• _SOURCE DATA_
★ ★ ★ ★ ★ ★ ★
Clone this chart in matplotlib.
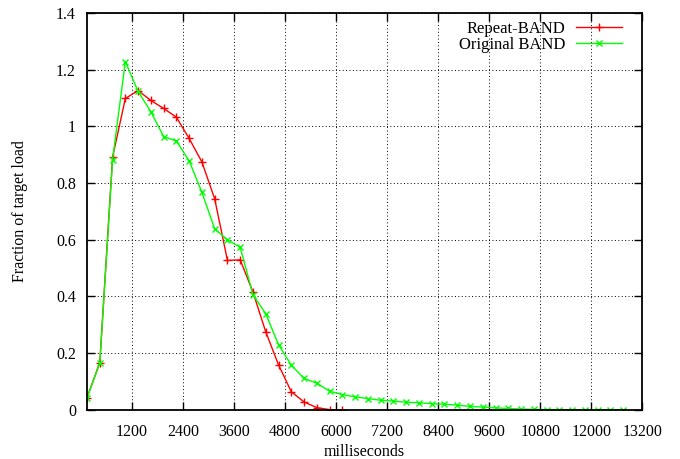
# -- Module import --
import numpy as np
from matplotlib import pyplot as plt

# -- data --
x_ms = [150 + 300 * k for k in range(43)]

repeat_band = [0.043, 0.167, 0.891, 1.098, 1.126, 1.091, 1.063, 1.032, 0.957, 0.874,
               0.744, 0.527, 0.529, 0.415, 0.275, 0.159, 0.064, 0.028, 0.008, 0.001,
               0.0]

original_band = [0.043, 0.165, 0.882, 1.228, 1.123, 1.051, 0.964, 0.948, 0.878, 0.767,
                 0.638, 0.600, 0.573, 0.406, 0.339, 0.230, 0.158, 0.111, 0.094, 0.066,
                 0.054, 0.046, 0.040, 0.034, 0.031, 0.027, 0.025, 0.022, 0.020, 0.017,
                 0.012, 0.010, 0.007, 0.005, 0.003, 0.002, 0.001, 0.001, 0.0005, 0.0003,
                 0.0002, 0.0001, 0.0001]

x_ticks = [1200, 2400, 3600, 4800, 6000, 7200, 8400, 9600, 10800, 12000, 13200]
y_ticks = [0, 0.2, 0.4, 0.6, 0.8, 1, 1.2, 1.4]
y_tick_labels = ['0', '0.2', '0.4', '0.6', '0.8', '1', '1.2', '1.4']

plt.rcParams['font.family'] = ['Liberation Serif', 'DejaVu Serif']
plt.rcParams['font.size'] = 11.5

fig = plt.figure(figsize=(6.8, 4.59), dpi=100)
ax = fig.add_axes([0.128, 0.107, 0.8166, 0.865])

ax.plot(x_ms[:len(repeat_band)], repeat_band, color='#ff0000', lw=1.0,
        marker='+', ms=6, mew=1.0, label='Repeat-BAND')
ax.plot(x_ms[:len(original_band)], original_band, color='#00ff00', lw=1.0,
        marker='x', ms=5, mew=1.0, label='Original BAND')

ax.set_xlim(150, 13200)
ax.set_ylim(0, 1.4)
ax.set_xticks(x_ticks)
ax.set_yticks(y_ticks)
ax.set_yticklabels(y_tick_labels)

# gnuplot look: ticks inside on all sides, dotted grid
ax.tick_params(direction='in', length=6, width=1.0, top=True, right=True)
ax.tick_params(axis='x', pad=10)
ax.tick_params(axis='y', pad=8)
ax.grid(True, color='black', linestyle=(0, (1, 2.5)), linewidth=0.7)
for sp in ax.spines.values():
    sp.set_linewidth(1.3)

ax.set_xlabel('milliseconds', labelpad=3)
ax.set_ylabel('Fraction of target load', labelpad=20)

ax.legend(loc='upper right', bbox_to_anchor=(0.985, 1.01), frameon=False,
          markerfirst=False, handlelength=2.75, handletextpad=0.65,
          labelspacing=0.02, borderpad=0.2, fontsize=12)

plt.savefig('out.png', dpi=100)
plt.close()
★ ★ ★ ★ ★ ★ ★
• _GOAL_
Return only the lines running from the top of the data to the line that holds "ax.set_yticklabels(y_tick_labels)". Include both of those lines, but skip the pictures.

• _SOLUTION FOR THIS TASK_
Clone this chart in matplotlib.
# -- Module import --
import numpy as np
from matplotlib import pyplot as plt

# -- data --
x_ms = [150 + 300 * k for k in range(43)]

repeat_band = [0.043, 0.167, 0.891, 1.098, 1.126, 1.091, 1.063, 1.032, 0.957, 0.874,
               0.744, 0.527, 0.529, 0.415, 0.275, 0.159, 0.064, 0.028, 0.008, 0.001,
               0.0]

original_band = [0.043, 0.165, 0.882, 1.228, 1.123, 1.051, 0.964, 0.948, 0.878, 0.767,
                 0.638, 0.600, 0.573, 0.406, 0.339, 0.230, 0.158, 0.111, 0.094, 0.066,
                 0.054, 0.046, 0.040, 0.034, 0.031, 0.027, 0.025, 0.022, 0.020, 0.017,
                 0.012, 0.010, 0.007, 0.005, 0.003, 0.002, 0.001, 0.001, 0.0005, 0.0003,
                 0.0002, 0.0001, 0.0001]

x_ticks = [1200, 2400, 3600, 4800, 6000, 7200, 8400, 9600, 10800, 12000, 13200]
y_ticks = [0, 0.2, 0.4, 0.6, 0.8, 1, 1.2, 1.4]
y_tick_labels = ['0', '0.2', '0.4', '0.6', '0.8', '1', '1.2', '1.4']

plt.rcParams['font.family'] = ['Liberation Serif', 'DejaVu Serif']
plt.rcParams['font.size'] = 11.5

fig = plt.figure(figsize=(6.8, 4.59), dpi=100)
ax = fig.add_axes([0.128, 0.107, 0.8166, 0.865])

ax.plot(x_ms[:len(repeat_band)], repeat_band, color='#ff0000', lw=1.0,
        marker='+', ms=6, mew=1.0, label='Repeat-BAND')
ax.plot(x_ms[:len(original_band)], original_band, color='#00ff00', lw=1.0,
        marker='x', ms=5, mew=1.0, label='Original BAND')

ax.set_xlim(150, 13200)
ax.set_ylim(0, 1.4)
ax.set_xticks(x_ticks)
ax.set_yticks(y_ticks)
ax.set_yticklabels(y_tick_labels)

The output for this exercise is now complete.